MONTREAL – It has long been considered one of Canada’s healthier aboriginal languages, but a recent report suggests Inuktitut’s future may not be so bright in Quebec.
A community organization in Nunavik, a territory comprising the northern third of the province, is hoping a greater emphasis on traditional storytelling, theatre and cultural workshops will help revive the Inuit language.
“The younger generations have lost touch with their true identity, so we’re trying to figure out ways for much more interaction and contact between the older generation and the youth,” said Zebedee Nungak, the director of the Inuktitut language department at Nunavik’s Avataq Cultural Institute, the group that put together the report.
The report flows from a three-and-a-half-year project conducted by a small team of researchers who visited every community in Nunavik, an area larger than Germany with only 12,000 people.
It noted a decline in the quality of Inuktitut in Nunavik — including poor grammar, a low level of vocabulary and increased mixing of Inuktitut with English.
It suggests the prevalence of 300-plus satellite TV channels in both English and French, along with a lack of cultural activities in Inuktitut, is behind the decline.
“Inuktitut’s quality and usage are undergoing a wide variety of stresses, which threaten its health and existence,” stated the report, a 250-page document written in English, French and Inuktitut.
Researchers interviewed adults and students, held workshops, and collected data about how and when Inuktitut is used at home and at work.
Generally, Inuktitut is thought to be one of the aboriginal languages with a chance of survival.
Out of the 60 aboriginal languages reported in the 2011 census, it was one of only three considered strong enough to be thought secure from the threat of extinction, along with Cree and Ojibwa.
There are about 34,000 Inuktitut speakers, with most living in Nunavut and northern Quebec. Roughly two-thirds of all Inuit speak it and about half speak it at home.
Inuit youth under the age of 25 make up the most sizable segment of the Nunavik population, according to the report.
The report offers a series of recommendations and most of them focus on youth and cultural activities. It suggests increasing the use of Inuktitut in creative arts, such as storytelling and theatre. It also wants to establish more Inuit cultural centres and improved access to Inuktitut language training.

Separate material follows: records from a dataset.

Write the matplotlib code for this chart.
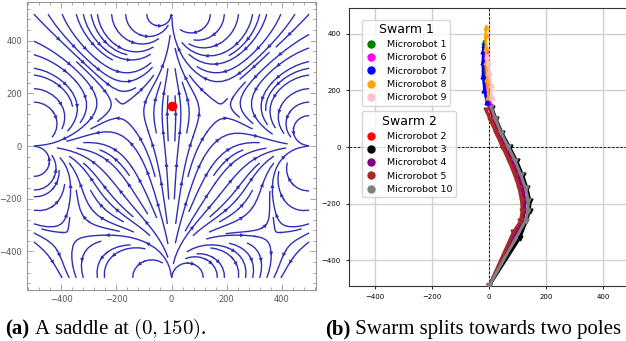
import numpy as np
import matplotlib
matplotlib.use("Agg")
import matplotlib.pyplot as plt
from matplotlib.patches import FancyArrowPatch
from matplotlib.lines import Line2D
from matplotlib.ticker import MultipleLocator

plt.rcParams["mathtext.fontset"] = "cm"

# ---- (a) field of four coils (planar dipoles); bottom strength set so B=0 at the saddle ----
COIL_X = [-500, 500, 0]
COIL_Y = [0, 0, 500]
COIL_MX = [-1.0, 1.0, 0.0]
COIL_MY = [0.0, 0.0, 1.0]
BOTTOM_COIL = (0, -500)
SADDLE = (0, 150)

# ---- (b) trajectories ----
SWARM1 = {
    "Microrobot 1": ("green",   [-5, -12, -17, -19, -18, -17], [165, 210, 260, 310, 350, 371]),
    "Microrobot 6": ("magenta", [0, -6, -10, -12, -12, -10], [160, 200, 250, 300, 330, 345]),
    "Microrobot 7": ("blue",    [-8, -16, -21, -22, -20, -17], [160, 200, 250, 300, 340, 360]),
    "Microrobot 8": ("orange",  [-2, -6, -9, -11, -12, -10], [175, 240, 300, 350, 395, 424]),
    "Microrobot 9": ("pink",    [10, 6, 0, -4, -6], [175, 220, 265, 300, 320]),
}
SWARM2 = {
    "Microrobot 2":  ("red",    [0, 14, 33, 57, 80, 100, 115, 124, 124, 118, 0],
                      [145, 100, 50, 0, -50, -100, -145, -190, -225, -255, -490]),
    "Microrobot 3":  ("black",  [10, 25, 46, 72, 97, 118, 133, 143, 142, 130, 108, 0],
                      [138, 98, 48, 0, -50, -100, -145, -190, -225, -262, -320, -490]),
    "Microrobot 4":  ("purple", [5, 18, 38, 62, 85, 104, 118, 126, 125, 115, 92, 0],
                      [140, 100, 50, 0, -50, -100, -145, -190, -225, -262, -305, -490]),
    "Microrobot 5":  ("brown",  [-10, 5, 24, 47, 70, 90, 105, 114, 116, 110, 85, 0],
                      [130, 95, 50, 0, -50, -100, -145, -190, -225, -262, -300, -490]),
    "Microrobot 10": ("gray",   [8, 22, 42, 68, 92, 112, 128, 138, 136, 128, 0],
                      [140, 100, 50, 0, -50, -100, -145, -190, -225, -260, -490]),
}
TICKS = [-400, -200, 0, 200, 400]

STREAM = "#2e2eb8"


def dipole(xx, yy, x0, y0, mx, my):
    dx, dy = xx - x0, yy - y0
    r = np.hypot(dx, dy) + 1e-9
    rx, ry = dx / r, dy / r
    mr = mx * rx + my * ry
    return (2 * mr * rx - mx) / r**2, (2 * mr * ry - my) / r**2


fig = plt.figure(figsize=(6.26, 3.41), dpi=100)

# ================= (a) =================
ax1 = fig.add_axes([27 / 626, 51 / 341, 289 / 626, 288 / 341])
g = np.linspace(-500, 500, 251)
X, Y = np.meshgrid(g, g)
coils = list(zip(COIL_X, COIL_Y, COIL_MX, COIL_MY))
sx, sy = np.array(float(SADDLE[0])), np.array(float(SADDLE[1]))
others = sum(dipole(sx, sy, *c)[1] for c in coils)
unit = dipole(sx, sy, *BOTTOM_COIL, 0, -1)[1]
coils.append((*BOTTOM_COIL, 0, -others / unit))

U = np.zeros_like(X)
V = np.zeros_like(X)
for c in coils:
    du, dv = dipole(X, Y, *c)
    U += du
    V += dv

sp = ax1.streamplot(X, Y, U, V, density=1.35, color=STREAM, linewidth=1.0,
                    arrowstyle="-", minlength=0.15)
# several arrow heads per streamline, like the original
for seg in sp.lines.get_segments():
    if len(seg) < 3:
        continue
    d = np.hypot(np.diff(seg[:, 0]), np.diff(seg[:, 1]))
    s = np.concatenate([[0], np.cumsum(d)])
    L = s[-1]
    n = max(1, int(L / 150))
    for k in range(1, n + 1):
        i = np.searchsorted(s, L * k / (n + 1))
        i = min(max(i, 1), len(seg) - 2)
        ax1.add_patch(FancyArrowPatch(seg[i], seg[i + 1], arrowstyle="-|>",
                                      mutation_scale=7.5, color=STREAM, lw=0, zorder=3))

ax1.plot(*SADDLE, "o", color="red", ms=6, zorder=4)
ax1.set_xlim(-525, 525)
ax1.set_ylim(-546, 546)
ax1.set_xticks(TICKS)
ax1.set_yticks(TICKS)
ax1.xaxis.set_minor_locator(MultipleLocator(40))
ax1.yaxis.set_minor_locator(MultipleLocator(40))
ax1.tick_params(which="both", direction="in", top=True, right=True,
                colors="#999999", labelcolor="#555555", labelsize=6, width=0.6)
ax1.tick_params(which="major", length=4)
ax1.tick_params(which="minor", length=2)
for sp_ in ax1.spines.values():
    sp_.set_color("#999999")
    sp_.set_linewidth(0.8)

# ================= (b) =================
ax2 = fig.add_axes([349 / 626, 55 / 341, 280 / 626, 278 / 341])
ax2.set_xlim(-490, 490)
ax2.set_ylim(-490, 490)
ax2.set_xticks(TICKS)
ax2.set_yticks(TICKS)
ax2.grid(True, color="#d0d0d0", lw=1.0)
ax2.set_axisbelow(True)
ax2.axhline(0, color="black", ls="--", lw=0.6, dashes=(3, 2))
ax2.axvline(0, color="black", ls="--", lw=0.6, dashes=(3, 2))
ax2.tick_params(labelsize=5, length=2.5, width=0.6)
for sp_ in ax2.spines.values():
    sp_.set_linewidth(0.8)
    sp_.set_color("#333333")

for name, (c, xs, ys) in SWARM2.items():
    ax2.plot(xs, ys, color=c, lw=2.2, marker="v", ms=3.5, zorder=3)
for name, (c, xs, ys) in SWARM1.items():
    ax2.plot(xs, ys, color=c, lw=1.8, marker="^", ms=3.5, zorder=3)


def handles(dct):
    return [Line2D([], [], ls="none", marker="o", color=c, ms=5, label=n)
            for n, (c, _, _) in dct.items()]


leg_kw = dict(loc="upper left", fontsize=6.8, title_fontsize=9, labelspacing=0.45,
              handlelength=1.2, handletextpad=1.1, borderpad=0.35)
leg1 = ax2.legend(handles=handles(SWARM1), title="Swarm 1",
                  bbox_to_anchor=(0.03, 0.975), **leg_kw)
ax2.add_artist(leg1)
ax2.legend(handles=handles(SWARM2), title="Swarm 2",
           bbox_to_anchor=(0.03, 0.645), **leg_kw)

# ================= captions =================
cap = dict(fontsize=15, family="Liberation Serif", va="baseline")
fig.canvas.draw()
rend = fig.canvas.get_renderer()
for x0, tag, rest in [(5, "(a)", " A saddle at $(0, 150)$."),
                      (325, "(b)", " Swarm splits towards two poles")]:
    t = fig.text(x0 / 626, 7 / 341, tag, weight="bold", **cap)
    w = t.get_window_extent(rend).width
    fig.text((x0 + w) / 626, 7 / 341, rest, **cap)

fig.savefig("out.png", dpi=100)
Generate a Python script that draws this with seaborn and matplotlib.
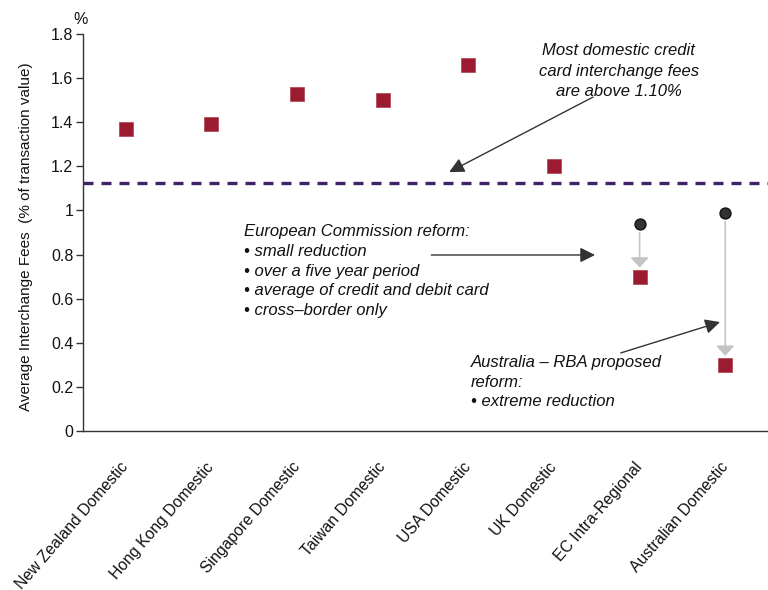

Nungak also spoke of plans to organize Inuktitut “terminology workshops” to help modernize the language, so that Inuktitut speakers can refer more accurately to current-day technology, like computer tablets and laptops.
Not everyone is on board with the push to promote Inuktitut.
There are some who believe that too much focus on the language would leave students at a disadvantage when it comes to learning English and French – and ultimately, getting a job, said Donald Taylor, a McGill University professor with a focus on aboriginal languages.
But Taylor found the opposite in his own research.
He said that devoting more time to learning Inuktitut would, over time, enhance language abilities in a second language as well.
“I am 100 per cent down as the more you teach through Inuktitut, the better,” he said.
“That does not imply one iota of a loss for English or English.”
The federal government apparently agrees.
A 2011 national strategy on Inuit education concluded that the key to improving a 25 per cent graduation rate for Inuit children is teaching them in their aboriginal language, as well as in English or French.
There is already a movement underway for Inuit children to receive bilingual education in Inuktitut, particularly across the Hudson Bay, in Nunavut.
Customers in shops, restaurants and other businesses must have access to service in Inuktitut. Municipal services are to be available in the Inuit language within four years. It is to be the language of work in the public service as of Sept. 18.
Inuit language instruction is now compulsory for students in kindergarten to Grade 3. That’s to be extended to other grades by 2019.
One of the challenges, though, is finding enough teachers fluent in the language.
Inuktitut wasn’t allowed in residential schools, creating a whole generation of Inuit who didn’t get much exposure to the language, Nungak said.
In Nunavik and elsewhere, though, Nungak feels more needs to be done. He said his group will continue to look for ways to ensure Inuktitut is around for years to come.
“If we don’t do extraordinary things to ensure that they are self-aware of their own heritage and can speak their language well, we’re waving goodbye to our language and history.”